What led you to this career and this legal specialism?
After high school, I did an internship with a close family friend, who is in Ipoh and had the opportunity to be involved in the legal work relating to the Perak constitutional crisis. That was the moment that I discovered a keen interest in public law.
However, starting a career in large law firms in KL, company law is the main practice focus and as a junior, I had very little options. I was fortunate to join the then Messrs. Cheang & Ariff, a firm widely regarded as a top corporate and commercial dispute resolution law firm in Malaysia. The most complex corporate and commercial disputes are daily occurrences. That led me to apply for a master’s degree in Corporate & Commercial law in the UK under the Chevening scholarship. It helps me build a specialism towards the subject of my growing interest. I came back and continue with Messrs. Cheang & Ariff (now CCA after a merger) until the year 2021. It is then only natural for me to continue in this area.
In my view, our work help budding entrepreneurs build successful businesses, resolve disputes and focus on continued growth. And help businesses that has reached or past its peak potential to wind down.
What are the unique challenges and opportunities businesses face in Malaysia?
Business confidence in Malaysia remains high post-Covid and the recent change of government. The rising costs of labour, supply chain disruptions, cashflow problems and other uncertainties. In the political and macro-economic landscape remain the key problems faced by Malaysian businesses. In my particular area of work, which involved shareholders disputes, winding up proceedings and corporate restructuring mechanisms. It often arise out of unrealized profit projections caused primarily by COVID-related disruptions. Cash flow issues often strain the otherwise good working relationship between business affiliates. The COVID Act in Malaysia also left a lot to be desired, which provoked, instead of discourage, unnecessary disputes.

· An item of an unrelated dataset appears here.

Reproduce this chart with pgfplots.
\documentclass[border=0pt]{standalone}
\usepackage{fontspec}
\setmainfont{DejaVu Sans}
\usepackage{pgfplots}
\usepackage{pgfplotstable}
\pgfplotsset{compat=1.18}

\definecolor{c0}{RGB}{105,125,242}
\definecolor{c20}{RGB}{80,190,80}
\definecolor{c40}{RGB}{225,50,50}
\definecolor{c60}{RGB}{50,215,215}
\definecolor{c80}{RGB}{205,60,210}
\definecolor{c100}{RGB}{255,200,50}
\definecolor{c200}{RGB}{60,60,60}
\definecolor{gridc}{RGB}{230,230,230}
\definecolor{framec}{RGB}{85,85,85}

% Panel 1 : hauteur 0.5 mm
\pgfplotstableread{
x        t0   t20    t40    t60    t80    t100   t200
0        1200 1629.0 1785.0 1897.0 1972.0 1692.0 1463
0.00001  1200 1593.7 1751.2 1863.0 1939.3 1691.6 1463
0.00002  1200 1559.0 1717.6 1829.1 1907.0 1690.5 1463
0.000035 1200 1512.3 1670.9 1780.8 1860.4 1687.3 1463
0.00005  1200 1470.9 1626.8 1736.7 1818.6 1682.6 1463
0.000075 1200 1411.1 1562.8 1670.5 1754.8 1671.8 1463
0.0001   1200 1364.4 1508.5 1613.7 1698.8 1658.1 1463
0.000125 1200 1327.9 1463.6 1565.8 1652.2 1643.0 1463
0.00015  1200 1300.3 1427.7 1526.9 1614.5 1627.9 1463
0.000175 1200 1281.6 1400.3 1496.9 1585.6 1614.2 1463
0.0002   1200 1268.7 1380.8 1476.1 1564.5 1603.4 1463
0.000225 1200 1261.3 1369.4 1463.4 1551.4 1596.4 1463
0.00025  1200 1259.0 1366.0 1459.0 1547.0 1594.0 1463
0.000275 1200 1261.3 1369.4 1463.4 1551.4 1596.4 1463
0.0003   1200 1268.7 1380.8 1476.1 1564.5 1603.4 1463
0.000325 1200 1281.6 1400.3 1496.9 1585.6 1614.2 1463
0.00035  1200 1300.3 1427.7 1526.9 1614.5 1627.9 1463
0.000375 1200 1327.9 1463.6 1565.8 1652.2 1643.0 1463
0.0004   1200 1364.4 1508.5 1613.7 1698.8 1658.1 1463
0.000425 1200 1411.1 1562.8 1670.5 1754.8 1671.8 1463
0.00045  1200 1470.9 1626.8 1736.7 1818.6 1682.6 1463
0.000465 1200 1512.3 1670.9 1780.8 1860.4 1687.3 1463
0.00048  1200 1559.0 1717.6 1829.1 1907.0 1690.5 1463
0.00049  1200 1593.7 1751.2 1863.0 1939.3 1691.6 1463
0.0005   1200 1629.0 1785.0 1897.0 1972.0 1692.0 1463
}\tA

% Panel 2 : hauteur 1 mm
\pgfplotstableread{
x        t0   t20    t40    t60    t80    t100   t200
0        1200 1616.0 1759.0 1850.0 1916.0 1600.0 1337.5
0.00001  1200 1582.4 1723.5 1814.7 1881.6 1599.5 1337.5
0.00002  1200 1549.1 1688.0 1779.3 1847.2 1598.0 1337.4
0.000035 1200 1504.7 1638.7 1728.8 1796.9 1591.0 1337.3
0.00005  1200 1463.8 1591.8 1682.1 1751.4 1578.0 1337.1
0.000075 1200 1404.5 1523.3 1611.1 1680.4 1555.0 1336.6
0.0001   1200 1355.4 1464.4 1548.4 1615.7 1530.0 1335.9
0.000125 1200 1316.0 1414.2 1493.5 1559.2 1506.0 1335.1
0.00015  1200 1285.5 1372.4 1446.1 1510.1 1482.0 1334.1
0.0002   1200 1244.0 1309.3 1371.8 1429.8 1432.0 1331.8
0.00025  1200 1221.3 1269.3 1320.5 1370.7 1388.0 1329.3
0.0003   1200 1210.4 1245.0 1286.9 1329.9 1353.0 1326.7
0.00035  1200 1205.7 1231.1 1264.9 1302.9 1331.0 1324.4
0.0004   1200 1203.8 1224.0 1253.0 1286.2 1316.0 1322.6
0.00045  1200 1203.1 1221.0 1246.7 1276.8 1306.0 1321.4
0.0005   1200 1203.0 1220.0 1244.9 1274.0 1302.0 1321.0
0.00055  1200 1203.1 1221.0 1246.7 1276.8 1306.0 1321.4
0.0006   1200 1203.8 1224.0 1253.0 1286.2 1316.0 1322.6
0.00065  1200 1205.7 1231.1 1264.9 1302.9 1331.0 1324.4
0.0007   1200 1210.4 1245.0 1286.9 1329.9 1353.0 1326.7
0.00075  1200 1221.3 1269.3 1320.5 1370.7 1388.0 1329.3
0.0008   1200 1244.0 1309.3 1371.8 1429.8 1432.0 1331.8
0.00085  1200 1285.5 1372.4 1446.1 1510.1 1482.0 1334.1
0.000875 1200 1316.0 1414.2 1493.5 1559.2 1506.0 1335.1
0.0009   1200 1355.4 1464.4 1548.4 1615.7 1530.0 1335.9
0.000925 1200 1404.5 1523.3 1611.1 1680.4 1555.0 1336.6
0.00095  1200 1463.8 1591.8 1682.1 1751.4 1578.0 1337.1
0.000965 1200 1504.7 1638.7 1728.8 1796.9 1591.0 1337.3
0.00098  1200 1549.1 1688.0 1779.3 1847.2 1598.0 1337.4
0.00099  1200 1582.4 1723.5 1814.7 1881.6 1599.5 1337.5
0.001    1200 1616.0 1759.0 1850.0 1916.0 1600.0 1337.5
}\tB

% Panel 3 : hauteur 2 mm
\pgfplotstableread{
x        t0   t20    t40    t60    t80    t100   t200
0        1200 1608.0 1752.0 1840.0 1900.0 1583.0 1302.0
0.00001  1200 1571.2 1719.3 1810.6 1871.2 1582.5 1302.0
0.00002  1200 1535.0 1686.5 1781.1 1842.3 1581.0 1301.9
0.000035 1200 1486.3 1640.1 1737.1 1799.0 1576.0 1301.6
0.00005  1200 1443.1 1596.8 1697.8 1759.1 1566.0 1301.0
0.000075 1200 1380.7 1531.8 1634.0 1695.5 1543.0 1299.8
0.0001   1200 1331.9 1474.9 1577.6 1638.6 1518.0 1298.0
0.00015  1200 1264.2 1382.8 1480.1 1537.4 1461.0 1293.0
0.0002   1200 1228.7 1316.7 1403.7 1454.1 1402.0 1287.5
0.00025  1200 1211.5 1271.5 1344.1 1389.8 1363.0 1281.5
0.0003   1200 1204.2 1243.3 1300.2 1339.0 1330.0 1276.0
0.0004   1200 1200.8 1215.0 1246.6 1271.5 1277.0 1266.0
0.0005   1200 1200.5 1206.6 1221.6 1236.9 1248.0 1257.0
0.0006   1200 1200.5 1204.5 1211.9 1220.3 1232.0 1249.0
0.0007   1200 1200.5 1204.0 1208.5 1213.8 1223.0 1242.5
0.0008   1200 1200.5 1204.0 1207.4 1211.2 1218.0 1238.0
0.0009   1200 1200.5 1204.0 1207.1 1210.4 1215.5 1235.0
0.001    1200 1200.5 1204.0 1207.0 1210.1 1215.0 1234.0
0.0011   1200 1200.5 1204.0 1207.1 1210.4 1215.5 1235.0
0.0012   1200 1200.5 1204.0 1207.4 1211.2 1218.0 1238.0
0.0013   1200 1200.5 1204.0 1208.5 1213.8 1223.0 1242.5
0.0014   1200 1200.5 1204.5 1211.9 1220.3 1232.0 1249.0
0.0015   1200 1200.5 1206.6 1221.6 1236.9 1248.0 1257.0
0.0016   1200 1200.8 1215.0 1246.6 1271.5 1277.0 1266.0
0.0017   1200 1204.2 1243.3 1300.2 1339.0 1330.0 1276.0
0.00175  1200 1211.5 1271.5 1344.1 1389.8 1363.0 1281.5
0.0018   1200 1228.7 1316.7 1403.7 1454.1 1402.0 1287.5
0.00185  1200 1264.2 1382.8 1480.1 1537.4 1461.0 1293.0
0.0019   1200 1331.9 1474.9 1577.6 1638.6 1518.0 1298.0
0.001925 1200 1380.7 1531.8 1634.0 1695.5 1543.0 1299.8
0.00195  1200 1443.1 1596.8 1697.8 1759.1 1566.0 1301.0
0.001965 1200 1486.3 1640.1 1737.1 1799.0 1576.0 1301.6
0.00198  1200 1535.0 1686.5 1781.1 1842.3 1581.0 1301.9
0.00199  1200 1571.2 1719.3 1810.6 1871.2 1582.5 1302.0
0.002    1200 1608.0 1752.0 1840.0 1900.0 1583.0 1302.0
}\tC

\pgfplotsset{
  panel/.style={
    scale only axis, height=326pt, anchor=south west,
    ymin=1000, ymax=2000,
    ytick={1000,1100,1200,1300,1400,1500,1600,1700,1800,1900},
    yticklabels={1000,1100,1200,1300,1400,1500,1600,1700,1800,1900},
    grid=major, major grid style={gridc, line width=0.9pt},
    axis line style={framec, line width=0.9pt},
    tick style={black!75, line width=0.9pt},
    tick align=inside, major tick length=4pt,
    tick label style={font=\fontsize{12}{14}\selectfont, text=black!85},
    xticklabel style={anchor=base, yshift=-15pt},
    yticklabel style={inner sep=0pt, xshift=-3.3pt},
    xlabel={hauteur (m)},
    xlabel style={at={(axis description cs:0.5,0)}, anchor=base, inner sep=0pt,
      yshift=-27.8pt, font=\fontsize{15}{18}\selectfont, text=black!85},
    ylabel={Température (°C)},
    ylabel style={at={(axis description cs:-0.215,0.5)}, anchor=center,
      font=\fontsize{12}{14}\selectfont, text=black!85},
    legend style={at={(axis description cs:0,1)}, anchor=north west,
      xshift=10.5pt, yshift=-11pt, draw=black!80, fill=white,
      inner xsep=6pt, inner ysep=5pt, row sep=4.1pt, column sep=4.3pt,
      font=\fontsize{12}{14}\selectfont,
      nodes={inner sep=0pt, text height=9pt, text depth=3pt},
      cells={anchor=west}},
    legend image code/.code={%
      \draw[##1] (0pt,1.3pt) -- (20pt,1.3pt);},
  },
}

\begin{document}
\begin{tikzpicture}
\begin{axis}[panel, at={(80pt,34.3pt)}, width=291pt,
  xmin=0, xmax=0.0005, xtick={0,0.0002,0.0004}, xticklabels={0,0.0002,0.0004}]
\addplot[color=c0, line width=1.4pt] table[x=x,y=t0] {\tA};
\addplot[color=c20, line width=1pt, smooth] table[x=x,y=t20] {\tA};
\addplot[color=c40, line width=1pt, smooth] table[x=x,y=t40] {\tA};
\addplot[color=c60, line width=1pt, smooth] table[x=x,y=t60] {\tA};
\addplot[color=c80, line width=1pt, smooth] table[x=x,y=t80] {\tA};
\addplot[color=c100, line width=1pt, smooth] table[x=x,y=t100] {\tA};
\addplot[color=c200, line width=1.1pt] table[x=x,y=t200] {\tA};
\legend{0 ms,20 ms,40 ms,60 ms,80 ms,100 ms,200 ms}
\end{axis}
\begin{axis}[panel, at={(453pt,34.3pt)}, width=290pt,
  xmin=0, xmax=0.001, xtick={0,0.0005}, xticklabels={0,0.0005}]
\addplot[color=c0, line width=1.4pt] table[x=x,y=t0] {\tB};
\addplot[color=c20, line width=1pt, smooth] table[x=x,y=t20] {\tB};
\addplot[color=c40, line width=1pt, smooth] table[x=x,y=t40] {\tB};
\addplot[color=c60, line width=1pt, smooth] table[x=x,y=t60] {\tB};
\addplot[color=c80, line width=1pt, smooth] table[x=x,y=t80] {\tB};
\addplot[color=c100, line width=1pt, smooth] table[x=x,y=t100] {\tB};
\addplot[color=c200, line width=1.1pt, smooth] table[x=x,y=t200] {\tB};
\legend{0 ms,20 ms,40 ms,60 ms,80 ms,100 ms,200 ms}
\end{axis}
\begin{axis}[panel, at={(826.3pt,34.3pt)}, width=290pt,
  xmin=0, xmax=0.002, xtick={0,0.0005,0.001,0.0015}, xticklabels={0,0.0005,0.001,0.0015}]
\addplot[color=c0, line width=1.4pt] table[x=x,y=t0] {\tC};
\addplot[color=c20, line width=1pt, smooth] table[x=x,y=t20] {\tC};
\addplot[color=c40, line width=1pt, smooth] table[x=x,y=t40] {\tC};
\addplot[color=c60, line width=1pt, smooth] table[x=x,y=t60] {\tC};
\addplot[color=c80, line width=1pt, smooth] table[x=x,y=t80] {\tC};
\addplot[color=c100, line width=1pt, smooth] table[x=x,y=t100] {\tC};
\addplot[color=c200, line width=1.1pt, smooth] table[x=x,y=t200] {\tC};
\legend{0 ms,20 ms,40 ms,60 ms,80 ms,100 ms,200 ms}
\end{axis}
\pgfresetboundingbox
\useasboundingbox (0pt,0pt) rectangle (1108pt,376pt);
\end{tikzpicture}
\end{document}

As Co-Managing Partner, what are the most important innovations law firms can undertake?
In terms of our daily dispute work, the Malaysian courts have efficiently adopted integrated software to digitalize cause paper filling and case management. Since the beginning of the COVID pandemic, the Malaysian courts have also been swift in adopting Zoom based hearing and trials to replace physical court rooms. These innovative measures are brilliant. It’s efficient and time & cost saving. Law firms will then have to upgrade in-house infrastructure to participate effectively, which is not difficult at all.

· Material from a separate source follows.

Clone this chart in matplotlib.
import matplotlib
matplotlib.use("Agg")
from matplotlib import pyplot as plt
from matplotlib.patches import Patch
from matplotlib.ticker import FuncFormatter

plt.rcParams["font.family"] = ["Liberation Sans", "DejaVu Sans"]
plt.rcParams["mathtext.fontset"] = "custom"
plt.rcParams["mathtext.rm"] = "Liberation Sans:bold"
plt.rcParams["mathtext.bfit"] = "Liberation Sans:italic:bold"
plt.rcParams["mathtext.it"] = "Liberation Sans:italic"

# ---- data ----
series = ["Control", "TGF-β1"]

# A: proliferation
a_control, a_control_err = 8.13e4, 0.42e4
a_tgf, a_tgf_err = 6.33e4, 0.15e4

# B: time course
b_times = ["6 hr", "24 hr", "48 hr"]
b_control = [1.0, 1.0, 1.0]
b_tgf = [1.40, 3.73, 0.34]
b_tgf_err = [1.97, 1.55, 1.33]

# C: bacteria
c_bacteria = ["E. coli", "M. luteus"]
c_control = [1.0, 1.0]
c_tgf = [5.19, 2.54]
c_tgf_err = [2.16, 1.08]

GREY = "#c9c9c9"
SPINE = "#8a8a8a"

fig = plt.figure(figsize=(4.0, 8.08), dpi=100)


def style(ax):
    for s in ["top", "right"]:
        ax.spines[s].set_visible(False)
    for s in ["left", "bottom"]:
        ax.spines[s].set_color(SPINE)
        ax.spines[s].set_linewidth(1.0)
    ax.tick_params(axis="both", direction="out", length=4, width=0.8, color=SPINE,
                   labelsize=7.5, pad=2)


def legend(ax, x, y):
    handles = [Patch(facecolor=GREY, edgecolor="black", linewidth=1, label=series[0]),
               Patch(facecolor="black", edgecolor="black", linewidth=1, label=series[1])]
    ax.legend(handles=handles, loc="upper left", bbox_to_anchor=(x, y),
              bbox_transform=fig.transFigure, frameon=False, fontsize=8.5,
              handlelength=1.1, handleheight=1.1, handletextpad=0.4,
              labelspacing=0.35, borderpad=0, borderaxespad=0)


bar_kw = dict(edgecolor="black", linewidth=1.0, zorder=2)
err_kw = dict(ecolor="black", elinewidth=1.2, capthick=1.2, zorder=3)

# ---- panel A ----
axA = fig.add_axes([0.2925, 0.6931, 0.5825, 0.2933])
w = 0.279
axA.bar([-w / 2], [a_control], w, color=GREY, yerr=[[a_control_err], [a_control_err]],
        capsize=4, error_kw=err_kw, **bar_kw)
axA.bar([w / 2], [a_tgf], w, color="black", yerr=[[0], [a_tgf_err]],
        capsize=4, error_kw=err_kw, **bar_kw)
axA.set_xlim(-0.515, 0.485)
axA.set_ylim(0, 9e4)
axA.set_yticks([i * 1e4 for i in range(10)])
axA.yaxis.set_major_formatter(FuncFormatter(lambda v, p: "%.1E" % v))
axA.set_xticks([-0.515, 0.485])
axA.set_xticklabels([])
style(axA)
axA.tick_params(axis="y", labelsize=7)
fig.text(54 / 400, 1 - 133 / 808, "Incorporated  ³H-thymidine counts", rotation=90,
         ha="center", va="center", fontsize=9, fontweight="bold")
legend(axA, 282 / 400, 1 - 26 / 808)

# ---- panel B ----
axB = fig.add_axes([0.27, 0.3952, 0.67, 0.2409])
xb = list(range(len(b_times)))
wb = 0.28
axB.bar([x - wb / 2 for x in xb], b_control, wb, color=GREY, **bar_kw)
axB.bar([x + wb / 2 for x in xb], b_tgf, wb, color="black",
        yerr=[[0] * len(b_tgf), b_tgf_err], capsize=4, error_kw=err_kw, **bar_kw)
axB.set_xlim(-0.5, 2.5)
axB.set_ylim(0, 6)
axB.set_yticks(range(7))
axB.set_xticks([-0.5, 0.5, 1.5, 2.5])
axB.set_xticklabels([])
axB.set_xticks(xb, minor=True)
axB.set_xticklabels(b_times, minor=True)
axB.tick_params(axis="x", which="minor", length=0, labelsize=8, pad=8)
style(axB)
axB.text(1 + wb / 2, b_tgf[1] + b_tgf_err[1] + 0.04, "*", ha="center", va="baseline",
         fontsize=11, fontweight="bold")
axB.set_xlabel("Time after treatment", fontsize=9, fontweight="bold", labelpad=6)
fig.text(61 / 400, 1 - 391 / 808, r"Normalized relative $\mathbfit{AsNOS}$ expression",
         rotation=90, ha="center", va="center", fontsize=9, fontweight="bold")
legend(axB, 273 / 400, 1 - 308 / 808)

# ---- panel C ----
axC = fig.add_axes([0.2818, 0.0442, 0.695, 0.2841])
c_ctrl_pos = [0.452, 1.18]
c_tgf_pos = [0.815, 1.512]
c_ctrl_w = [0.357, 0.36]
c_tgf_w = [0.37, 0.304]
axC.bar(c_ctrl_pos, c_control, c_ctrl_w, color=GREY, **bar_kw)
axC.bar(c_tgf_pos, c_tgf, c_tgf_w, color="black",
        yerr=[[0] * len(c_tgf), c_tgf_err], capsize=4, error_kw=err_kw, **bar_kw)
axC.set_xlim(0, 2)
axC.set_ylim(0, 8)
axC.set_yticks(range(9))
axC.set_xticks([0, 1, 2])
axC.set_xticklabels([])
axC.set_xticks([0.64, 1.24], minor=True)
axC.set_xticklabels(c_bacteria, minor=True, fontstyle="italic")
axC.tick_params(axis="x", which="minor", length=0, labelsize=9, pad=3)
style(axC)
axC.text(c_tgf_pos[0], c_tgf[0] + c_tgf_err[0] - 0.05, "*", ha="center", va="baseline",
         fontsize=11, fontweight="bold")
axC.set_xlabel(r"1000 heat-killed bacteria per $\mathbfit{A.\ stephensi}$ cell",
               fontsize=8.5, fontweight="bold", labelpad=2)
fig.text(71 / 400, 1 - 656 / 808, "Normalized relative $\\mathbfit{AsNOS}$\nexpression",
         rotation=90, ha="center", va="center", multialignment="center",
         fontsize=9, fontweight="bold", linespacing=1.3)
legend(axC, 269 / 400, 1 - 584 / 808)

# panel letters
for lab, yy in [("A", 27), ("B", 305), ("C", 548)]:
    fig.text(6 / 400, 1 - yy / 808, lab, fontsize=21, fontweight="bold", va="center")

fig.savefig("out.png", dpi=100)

In terms of the law firm’s operating model, I believe in a more equitable profit allocation system amongst partners. It gives a fairer opportunity and/or profit distribution to young, hardworking and talented lawyers. We want to give access to career growth opportunities to deserving lawyers based on merits and credentials, but not age and seniority. And we believe that our innovation in a more equitable, merit-based profit allocation system has allowed our firm to grow organically from 2 partners to 7 partners over the span of 2 years. We want to expand further based on this model.
In terms of the broader dispute resolution landscape, Litigation Funding needs to be allowed to give financially inferior litigant access to quality legal representation and a fair fighting chance. Litigation Funding is allowed in major established jurisdictions, there’s no reason why Malaysia cannot do the same.
What are your goals for the future of TCC Law?
To grow into a multidisciplinary regional law firm through strategic alliances.